Zuckerberg: 'If we don't work on this, the world is not moving in this direction by itself'

Posted at 7:57 PM, May 02, 2018
and last updated 2018-05-02 19:57:47-04

(RNN) – Using hashtags on Instagram can help spread your picture far and wide, and attract the attention of other accounts who share your interests.

It also might surprise you to learn it’s been helping Facebook develop artificial intelligence technology.

Facebook revealed some of their findings at their annual F8 developer conference on Wednesday from a research initiative focused on advancing so-called deep learning methods in image-recognition technology.

Deep learning loosely describes the process by which extremely powerful machines and networks are effectively designed to function more like a human brain. Rather than the pre-programmed processes a typical computer performs, the idea is that deep learning systems analyze information and apply reactive processes.

This, however, requires massive amounts of data to feed to the systems to analyze and learn from.

To achieve what the company called a “genuine breakthrough” in image recognition – which, for instance, is crucial to how self-driving cars are being developed – Facebook drew from billions of publicly available Instagram posts.  And hashtags were the key to it all.
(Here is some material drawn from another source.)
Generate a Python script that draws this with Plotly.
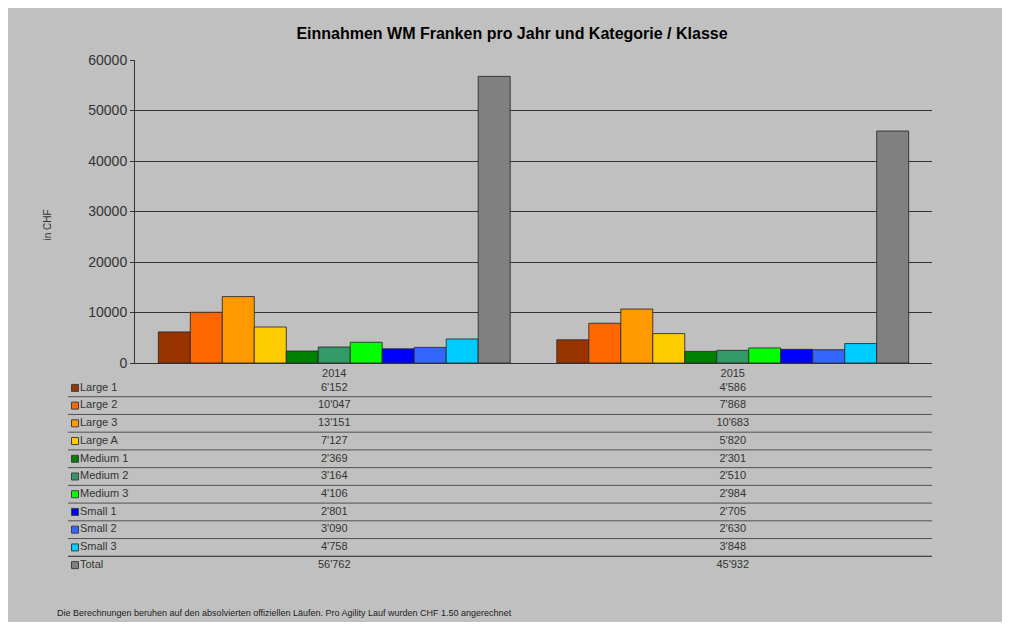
import plotly.graph_objects as go

years = ["2014", "2015"]
categories = ["Large 1", "Large 2", "Large 3", "Large A", "Medium 1", "Medium 2",
              "Medium 3", "Small 1", "Small 2", "Small 3", "Total"]
values_2014 = [6152, 10047, 13151, 7127, 2369, 3164, 4106, 2801, 3090, 4758, 56762]
values_2015 = [4586, 7868, 10683, 5820, 2301, 2510, 2984, 2705, 2630, 3848, 45932]
colors = ["#993300", "#FF6600", "#FF9900", "#FFCC00", "#008000", "#339966",
          "#00FF00", "#0000FF", "#3366FF", "#00CCFF", "#808080"]
y_ticks = [0, 10000, 20000, 30000, 40000, 50000, 60000]

OFF = 8                        # default body margin of the page
W, H = 1010 - 2 * OFF, 630 - 2 * OFF
FONT = "Liberation Sans, Arial, sans-serif"
TXT = "#333333"

def fx(p):   # page pixel x -> paper
    return (p - OFF) / W

def fy(p):   # page pixel y -> paper
    return 1 - (p - OFF) / H

def px_x(p):  # page pixel -> x data (-0.5..1.5 over 135..932)
    return -0.5 + (p - 135) / ((932 - 135) / 2)

def fmt(v):
    return f"{v:,}".replace(",", "'")

fig = go.Figure()
xpos = [0, 1]
for i, cat in enumerate(categories):
    fig.add_trace(go.Bar(
        x=xpos, y=[values_2014[i], values_2015[i]], name=cat,
        marker=dict(color=colors[i], line=dict(color="rgba(40,40,40,0.85)", width=1)),
        showlegend=False, xaxis="x", yaxis="y"))

rows = list(range(len(categories)))
fig.add_trace(go.Scatter(
    x=[px_x(75)] * len(rows), y=rows, mode="markers",
    marker=dict(symbol="square", size=7, color=colors, line=dict(color="#404040", width=1)),
    cliponaxis=False, showlegend=False, xaxis="x2", yaxis="y2", hoverinfo="skip"))
fig.add_trace(go.Scatter(
    x=[px_x(80)] * len(rows), y=rows, mode="text", text=categories,
    textposition="middle right", textfont=dict(family=FONT, size=11, color=TXT),
    cliponaxis=False, showlegend=False, xaxis="x2", yaxis="y2", hoverinfo="skip"))
for j, vals in enumerate([values_2014, values_2015]):
    fig.add_trace(go.Scatter(
        x=[xpos[j]] * len(rows), y=rows, mode="text", text=[fmt(v) for v in vals],
        textposition="middle center", textfont=dict(family=FONT, size=11, color=TXT),
        cliponaxis=False, showlegend=False, xaxis="x2", yaxis="y2", hoverinfo="skip"))

shapes = []
for r in range(len(categories) - 1):
    shapes.append(dict(type="line", xref="x2", yref="y2", x0=px_x(68), x1=1.5,
                       y0=r + 0.5, y1=r + 0.5,
                       line=dict(color="#222222" if r == len(categories) - 2 else "#505050", width=1)))

fig.update_layout(
    template="none",
    width=W, height=H, margin=dict(l=0, r=0, t=0, b=0, autoexpand=False),
    paper_bgcolor="#c0c0c0", plot_bgcolor="#c0c0c0",
    barmode="group", bargap=0.117, bargroupgap=0,
    font=dict(family=FONT, color=TXT),
    shapes=shapes,
    title=dict(text="<b>Einnahmen WM Franken pro Jahr und Kategorie / Klasse</b>",
               x=fx(512), xanchor="center", y=fy(33), yanchor="middle",
               font=dict(family=FONT, size=16, color="#000000")),
    xaxis=dict(domain=[fx(135), fx(932)], range=[-0.5, 1.5], tickvals=xpos, ticktext=years,
               showgrid=False, zeroline=False, showline=True, linecolor="#333333", linewidth=1,
               ticks="", tickfont=dict(family=FONT, size=11, color=TXT), anchor="y",
               automargin=False),
    yaxis=dict(domain=[fy(363), fy(60)], range=[0, 60000], tickvals=y_ticks, tickformat="d",
               showgrid=True, gridcolor="#333333", gridwidth=1, zeroline=False,
               showline=True, linecolor="#333333", linewidth=1, ticks="outside", ticklen=4,
               tickcolor="#333333", tickfont=dict(family=FONT, size=14, color=TXT), anchor="x",
               automargin=False),
    xaxis2=dict(domain=[fx(60), fx(932)], range=[px_x(60), 1.5], visible=False, anchor="y2",
                automargin=False),
    yaxis2=dict(domain=[fy(574), fy(379)], range=[10.5, -0.5], visible=False, anchor="x2",
                automargin=False),
    annotations=[
        dict(text="in CHF", xref="paper", yref="paper", x=fx(40), y=fy(225),
             textangle=-90, showarrow=False, font=dict(family=FONT, size=10, color=TXT)),
        dict(text="Die Berechnungen beruhen auf den absolvierten offiziellen Läufen. Pro Agility Lauf wurden CHF 1.50 angerechnet",
             xref="paper", yref="paper", x=fx(55), y=fy(613), xanchor="left", yanchor="middle",
             showarrow=False, font=dict(family=FONT, size=9, color="#222222")),
    ],
)

fig.write_html("out.html", config={"displayModeBar": False})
Most data sets fed into machine learning networks require a remarkable amount of human legwork.

For example, in order for a self-driving car to recognize a stop sign, its operating system first needs to learn what that is. That requires feeding many, many examples of a stop sign into the system, and before that can happen a human has to identify and tag images of stop signs to do the feeding with.

This is referred to as “supervised training.”

Facebook’s research team broke though that ceiling with “weakly supervised training,” harvesting the countless publicly available images on Instagram that have already been tagged.

While the messiness of Instagram tags created a far rawer data set than those prepared by researchers, Facebook’s team reported in a paper that they found “without manual dataset curation or sophisticated data cleaning, models trained on billions of Instagram images using thousands of distinct hashtags as labels exhibit excellent transfer learning performance.”

The company said it used a data set with 3.5 billion images and 17,000 different tags in this research.

It reported its computer vision system scored an 85.4 percent accuracy on a measuring tool considered a popular standard, ImageNet. It is a record score.

“These are foundational improvements to image recognition and object detection, representing a step forward for computer vision,” the company said in a blog post.